**Exercise:** Copy nothing but the lines below running from the line containing "Write a Python" through the line containing "import matplotlib.transforms as mtransforms", both end lines included.

───

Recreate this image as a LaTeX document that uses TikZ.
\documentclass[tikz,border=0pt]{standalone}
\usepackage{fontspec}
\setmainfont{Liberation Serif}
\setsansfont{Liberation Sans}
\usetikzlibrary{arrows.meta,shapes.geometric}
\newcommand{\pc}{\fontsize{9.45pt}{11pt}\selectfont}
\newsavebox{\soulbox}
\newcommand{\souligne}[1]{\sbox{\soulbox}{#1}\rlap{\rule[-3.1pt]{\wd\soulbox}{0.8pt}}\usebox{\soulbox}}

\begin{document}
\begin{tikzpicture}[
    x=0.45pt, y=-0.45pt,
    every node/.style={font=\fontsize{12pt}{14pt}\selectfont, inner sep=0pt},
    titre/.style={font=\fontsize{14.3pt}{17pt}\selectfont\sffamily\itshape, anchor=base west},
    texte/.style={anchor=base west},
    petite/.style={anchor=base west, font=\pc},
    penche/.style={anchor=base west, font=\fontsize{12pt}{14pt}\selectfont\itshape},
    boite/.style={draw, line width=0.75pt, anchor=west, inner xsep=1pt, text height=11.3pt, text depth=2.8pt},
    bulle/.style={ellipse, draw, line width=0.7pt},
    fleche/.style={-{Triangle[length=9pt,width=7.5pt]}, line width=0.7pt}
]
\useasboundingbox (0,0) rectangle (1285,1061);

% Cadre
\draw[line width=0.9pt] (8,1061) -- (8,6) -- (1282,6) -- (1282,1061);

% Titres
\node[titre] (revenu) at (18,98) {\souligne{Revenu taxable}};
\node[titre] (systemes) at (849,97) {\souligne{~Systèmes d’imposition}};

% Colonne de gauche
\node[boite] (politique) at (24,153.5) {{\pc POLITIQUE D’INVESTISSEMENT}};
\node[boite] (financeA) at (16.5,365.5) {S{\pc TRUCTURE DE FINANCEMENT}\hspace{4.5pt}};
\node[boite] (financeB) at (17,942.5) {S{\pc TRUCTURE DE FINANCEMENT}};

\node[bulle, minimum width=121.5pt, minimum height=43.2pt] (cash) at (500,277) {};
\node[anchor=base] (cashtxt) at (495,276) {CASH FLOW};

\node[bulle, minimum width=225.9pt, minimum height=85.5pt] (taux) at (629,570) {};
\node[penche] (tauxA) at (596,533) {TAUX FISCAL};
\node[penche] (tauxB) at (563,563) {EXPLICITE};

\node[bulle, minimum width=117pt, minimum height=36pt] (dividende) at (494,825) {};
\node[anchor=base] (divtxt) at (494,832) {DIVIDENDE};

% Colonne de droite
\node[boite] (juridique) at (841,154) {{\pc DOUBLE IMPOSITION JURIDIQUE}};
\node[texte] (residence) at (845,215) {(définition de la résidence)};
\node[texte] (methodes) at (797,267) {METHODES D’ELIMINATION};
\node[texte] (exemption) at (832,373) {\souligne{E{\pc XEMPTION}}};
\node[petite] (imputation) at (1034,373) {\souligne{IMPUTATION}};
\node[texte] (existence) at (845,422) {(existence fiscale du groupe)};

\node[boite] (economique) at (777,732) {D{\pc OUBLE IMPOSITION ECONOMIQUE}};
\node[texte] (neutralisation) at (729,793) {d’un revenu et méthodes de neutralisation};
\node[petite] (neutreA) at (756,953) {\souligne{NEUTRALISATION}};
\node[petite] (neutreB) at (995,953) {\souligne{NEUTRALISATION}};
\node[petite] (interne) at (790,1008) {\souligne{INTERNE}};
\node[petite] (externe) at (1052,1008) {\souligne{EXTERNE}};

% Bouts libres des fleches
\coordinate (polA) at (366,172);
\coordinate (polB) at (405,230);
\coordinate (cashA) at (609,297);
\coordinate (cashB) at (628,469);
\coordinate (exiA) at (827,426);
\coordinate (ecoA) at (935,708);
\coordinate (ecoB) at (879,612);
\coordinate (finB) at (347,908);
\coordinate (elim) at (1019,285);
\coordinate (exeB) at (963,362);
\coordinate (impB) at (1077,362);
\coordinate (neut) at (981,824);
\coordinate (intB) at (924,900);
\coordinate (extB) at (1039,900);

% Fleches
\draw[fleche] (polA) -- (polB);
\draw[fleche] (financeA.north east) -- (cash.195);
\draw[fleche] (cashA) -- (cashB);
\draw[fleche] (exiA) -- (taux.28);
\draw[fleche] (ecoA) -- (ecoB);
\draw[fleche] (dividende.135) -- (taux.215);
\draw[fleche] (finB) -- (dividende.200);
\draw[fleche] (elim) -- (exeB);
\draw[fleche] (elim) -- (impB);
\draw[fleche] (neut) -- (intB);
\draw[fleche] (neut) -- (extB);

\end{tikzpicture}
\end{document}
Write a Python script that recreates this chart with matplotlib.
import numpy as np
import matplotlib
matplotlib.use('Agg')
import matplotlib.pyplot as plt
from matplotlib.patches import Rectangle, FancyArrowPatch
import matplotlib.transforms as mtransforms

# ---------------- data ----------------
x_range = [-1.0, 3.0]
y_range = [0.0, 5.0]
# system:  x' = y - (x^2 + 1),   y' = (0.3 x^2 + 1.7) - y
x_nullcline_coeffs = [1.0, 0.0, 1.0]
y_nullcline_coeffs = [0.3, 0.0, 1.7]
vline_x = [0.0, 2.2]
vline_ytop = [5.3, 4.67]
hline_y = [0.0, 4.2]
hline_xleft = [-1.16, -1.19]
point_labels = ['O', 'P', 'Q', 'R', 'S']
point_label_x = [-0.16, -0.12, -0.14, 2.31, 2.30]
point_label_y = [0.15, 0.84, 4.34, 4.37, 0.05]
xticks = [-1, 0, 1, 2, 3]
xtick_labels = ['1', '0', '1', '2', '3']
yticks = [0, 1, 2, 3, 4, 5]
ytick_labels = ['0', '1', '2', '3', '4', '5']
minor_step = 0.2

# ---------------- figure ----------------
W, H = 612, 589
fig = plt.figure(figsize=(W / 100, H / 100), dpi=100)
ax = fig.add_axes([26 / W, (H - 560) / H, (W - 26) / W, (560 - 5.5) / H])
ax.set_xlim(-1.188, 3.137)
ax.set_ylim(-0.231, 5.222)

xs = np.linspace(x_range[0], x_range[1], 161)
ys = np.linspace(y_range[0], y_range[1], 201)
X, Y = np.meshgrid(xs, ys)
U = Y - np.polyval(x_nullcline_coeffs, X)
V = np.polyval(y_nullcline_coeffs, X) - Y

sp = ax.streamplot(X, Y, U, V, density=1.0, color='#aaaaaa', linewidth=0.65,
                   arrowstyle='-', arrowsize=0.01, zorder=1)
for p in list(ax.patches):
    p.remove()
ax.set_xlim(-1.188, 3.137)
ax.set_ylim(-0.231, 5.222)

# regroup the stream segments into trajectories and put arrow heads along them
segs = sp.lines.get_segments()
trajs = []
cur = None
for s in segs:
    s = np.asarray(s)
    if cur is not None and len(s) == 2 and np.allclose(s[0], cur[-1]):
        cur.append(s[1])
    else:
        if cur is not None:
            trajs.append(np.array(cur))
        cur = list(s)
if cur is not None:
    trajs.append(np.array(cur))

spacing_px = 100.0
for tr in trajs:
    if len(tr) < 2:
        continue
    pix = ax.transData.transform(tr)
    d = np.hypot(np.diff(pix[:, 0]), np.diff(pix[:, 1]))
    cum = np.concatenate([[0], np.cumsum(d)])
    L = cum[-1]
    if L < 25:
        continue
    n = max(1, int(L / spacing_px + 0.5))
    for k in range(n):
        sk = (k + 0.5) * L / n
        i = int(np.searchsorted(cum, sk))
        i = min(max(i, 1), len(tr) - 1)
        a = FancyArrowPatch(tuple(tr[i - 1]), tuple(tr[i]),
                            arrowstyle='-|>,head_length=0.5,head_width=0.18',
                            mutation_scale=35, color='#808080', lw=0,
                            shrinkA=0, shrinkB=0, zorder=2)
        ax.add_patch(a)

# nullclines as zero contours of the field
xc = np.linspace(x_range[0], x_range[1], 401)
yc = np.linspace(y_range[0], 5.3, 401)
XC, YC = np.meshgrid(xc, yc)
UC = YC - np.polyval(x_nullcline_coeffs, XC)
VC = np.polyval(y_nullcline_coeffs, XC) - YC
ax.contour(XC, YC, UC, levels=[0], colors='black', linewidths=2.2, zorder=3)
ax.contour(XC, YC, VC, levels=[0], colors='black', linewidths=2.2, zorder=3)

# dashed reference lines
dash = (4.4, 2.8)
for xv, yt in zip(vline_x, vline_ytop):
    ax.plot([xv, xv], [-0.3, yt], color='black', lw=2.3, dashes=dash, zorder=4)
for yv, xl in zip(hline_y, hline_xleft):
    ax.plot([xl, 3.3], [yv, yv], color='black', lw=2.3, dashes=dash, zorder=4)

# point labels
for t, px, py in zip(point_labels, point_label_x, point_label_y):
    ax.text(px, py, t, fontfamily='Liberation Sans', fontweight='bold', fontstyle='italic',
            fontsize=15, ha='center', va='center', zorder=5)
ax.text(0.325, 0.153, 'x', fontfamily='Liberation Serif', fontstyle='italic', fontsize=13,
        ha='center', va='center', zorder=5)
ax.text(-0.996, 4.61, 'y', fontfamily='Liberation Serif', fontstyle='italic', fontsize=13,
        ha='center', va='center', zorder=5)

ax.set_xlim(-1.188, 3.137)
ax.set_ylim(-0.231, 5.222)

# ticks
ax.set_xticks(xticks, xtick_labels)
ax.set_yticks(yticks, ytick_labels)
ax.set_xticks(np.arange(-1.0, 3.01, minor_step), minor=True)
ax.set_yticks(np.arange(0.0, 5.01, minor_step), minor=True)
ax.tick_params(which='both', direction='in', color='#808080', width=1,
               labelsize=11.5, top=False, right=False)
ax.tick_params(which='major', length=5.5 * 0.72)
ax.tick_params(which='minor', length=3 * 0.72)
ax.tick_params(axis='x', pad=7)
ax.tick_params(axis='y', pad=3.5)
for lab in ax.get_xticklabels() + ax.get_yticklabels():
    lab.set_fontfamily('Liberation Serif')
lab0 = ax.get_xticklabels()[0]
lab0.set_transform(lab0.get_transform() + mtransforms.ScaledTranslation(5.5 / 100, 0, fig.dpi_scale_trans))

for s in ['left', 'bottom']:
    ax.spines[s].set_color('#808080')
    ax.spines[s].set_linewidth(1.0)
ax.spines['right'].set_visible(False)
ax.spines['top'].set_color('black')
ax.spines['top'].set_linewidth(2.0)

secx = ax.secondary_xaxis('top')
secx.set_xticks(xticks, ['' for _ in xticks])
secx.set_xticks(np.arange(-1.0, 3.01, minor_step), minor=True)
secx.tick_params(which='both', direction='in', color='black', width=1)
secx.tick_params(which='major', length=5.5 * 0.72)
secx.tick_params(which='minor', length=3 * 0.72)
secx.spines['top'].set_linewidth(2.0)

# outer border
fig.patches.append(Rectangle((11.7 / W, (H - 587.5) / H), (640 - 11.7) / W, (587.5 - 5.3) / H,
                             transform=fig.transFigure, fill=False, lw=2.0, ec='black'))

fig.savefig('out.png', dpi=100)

───

**Final result:**
Write a Python script that recreates this chart with matplotlib.
import numpy as np
import matplotlib
matplotlib.use('Agg')
import matplotlib.pyplot as plt
from matplotlib.patches import Rectangle, FancyArrowPatch
import matplotlib.transforms as mtransforms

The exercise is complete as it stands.